先進的な医療

上部尿路上皮がんに対する腎温存手術

当院では、腎機能をできる限り温存しながら、がんの根治と生活の質(QOL)の維持を両立させる治療に積極的に取り組んでいます。近年、2 cm 未満の小さな孤立性かつ低グレード/低リスクの上部尿路上皮がんに対して、内視鏡を用いた経尿道的レーザー焼灼術が安全かつ有効であるとの報告が複数蓄積されています。

具体的には、軟性・硬性の尿管鏡を用いて病変を観察し、レーザー焼灼により低侵襲に治療を行います。これにより、腎尿管全摘除といった大きな手術を回避し、腎機能を温存できる可能性があります。

また、片方の腎臓しか機能していない場合など、標準治療である腎尿管全摘除を行うと透析導入が避けられないと想定される患者さんでは、腎温存治療を可能な限り検討しています。標準治療とは異なる判断が求められる難しいケースでも、がんの制御と腎機能保持、QOLのバランスを慎重に見極めながら、最も適した治療方針を決定します。

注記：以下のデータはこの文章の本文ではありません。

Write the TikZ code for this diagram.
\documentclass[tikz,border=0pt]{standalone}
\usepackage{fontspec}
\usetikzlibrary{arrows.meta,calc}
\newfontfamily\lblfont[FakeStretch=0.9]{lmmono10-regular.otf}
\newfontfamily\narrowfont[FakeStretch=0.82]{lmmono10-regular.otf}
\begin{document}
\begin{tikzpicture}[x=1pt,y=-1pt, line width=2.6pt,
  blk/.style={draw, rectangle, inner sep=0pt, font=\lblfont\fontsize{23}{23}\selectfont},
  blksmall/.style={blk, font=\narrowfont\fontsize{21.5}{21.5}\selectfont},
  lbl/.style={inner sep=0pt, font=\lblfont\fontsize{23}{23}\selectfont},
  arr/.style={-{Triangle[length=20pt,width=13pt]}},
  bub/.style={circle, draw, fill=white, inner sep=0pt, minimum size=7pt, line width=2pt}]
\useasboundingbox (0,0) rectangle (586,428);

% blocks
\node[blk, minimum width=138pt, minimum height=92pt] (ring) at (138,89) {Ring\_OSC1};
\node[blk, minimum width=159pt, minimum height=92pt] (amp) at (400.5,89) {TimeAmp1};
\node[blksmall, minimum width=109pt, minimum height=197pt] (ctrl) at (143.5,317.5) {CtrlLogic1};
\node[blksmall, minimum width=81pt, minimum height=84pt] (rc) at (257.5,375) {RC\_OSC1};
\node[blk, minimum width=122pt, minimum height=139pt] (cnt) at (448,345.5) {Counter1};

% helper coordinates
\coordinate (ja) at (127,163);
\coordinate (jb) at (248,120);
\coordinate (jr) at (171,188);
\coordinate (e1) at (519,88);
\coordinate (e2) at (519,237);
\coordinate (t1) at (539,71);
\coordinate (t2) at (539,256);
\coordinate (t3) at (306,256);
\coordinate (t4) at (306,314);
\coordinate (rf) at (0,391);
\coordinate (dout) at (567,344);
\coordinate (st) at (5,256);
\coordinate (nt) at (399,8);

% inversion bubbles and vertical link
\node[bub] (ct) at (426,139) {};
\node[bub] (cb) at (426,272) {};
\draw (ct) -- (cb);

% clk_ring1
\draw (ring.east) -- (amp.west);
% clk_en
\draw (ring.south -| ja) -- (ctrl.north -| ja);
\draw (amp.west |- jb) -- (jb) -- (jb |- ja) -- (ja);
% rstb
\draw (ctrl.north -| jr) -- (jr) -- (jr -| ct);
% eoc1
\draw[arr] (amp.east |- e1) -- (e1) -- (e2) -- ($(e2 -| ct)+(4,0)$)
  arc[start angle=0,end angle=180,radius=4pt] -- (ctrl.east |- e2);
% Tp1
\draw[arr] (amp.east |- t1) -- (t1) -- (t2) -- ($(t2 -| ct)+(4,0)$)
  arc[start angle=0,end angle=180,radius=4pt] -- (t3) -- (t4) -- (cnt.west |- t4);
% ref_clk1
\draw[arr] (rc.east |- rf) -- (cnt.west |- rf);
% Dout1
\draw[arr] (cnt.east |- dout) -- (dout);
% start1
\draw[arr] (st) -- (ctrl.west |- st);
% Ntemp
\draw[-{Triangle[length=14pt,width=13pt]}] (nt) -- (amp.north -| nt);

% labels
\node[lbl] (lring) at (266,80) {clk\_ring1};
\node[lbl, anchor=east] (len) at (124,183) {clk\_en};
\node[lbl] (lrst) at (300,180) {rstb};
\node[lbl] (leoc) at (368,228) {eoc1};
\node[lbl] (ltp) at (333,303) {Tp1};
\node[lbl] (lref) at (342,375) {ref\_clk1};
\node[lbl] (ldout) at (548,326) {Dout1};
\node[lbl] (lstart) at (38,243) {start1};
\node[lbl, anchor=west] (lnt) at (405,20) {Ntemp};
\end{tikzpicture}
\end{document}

治療適応は慎重に判断し、画像所見、尿路鏡所見、生検病理、尿細胞診などを総合的に評価して決定します。適応となるのは、一般に「小さく、単発で、低グレード/低リスク」と判定された上部尿路上皮がんに限られます。患者さんの全身状態や併存疾患も踏まえ、最適な治療法をご提案いたします。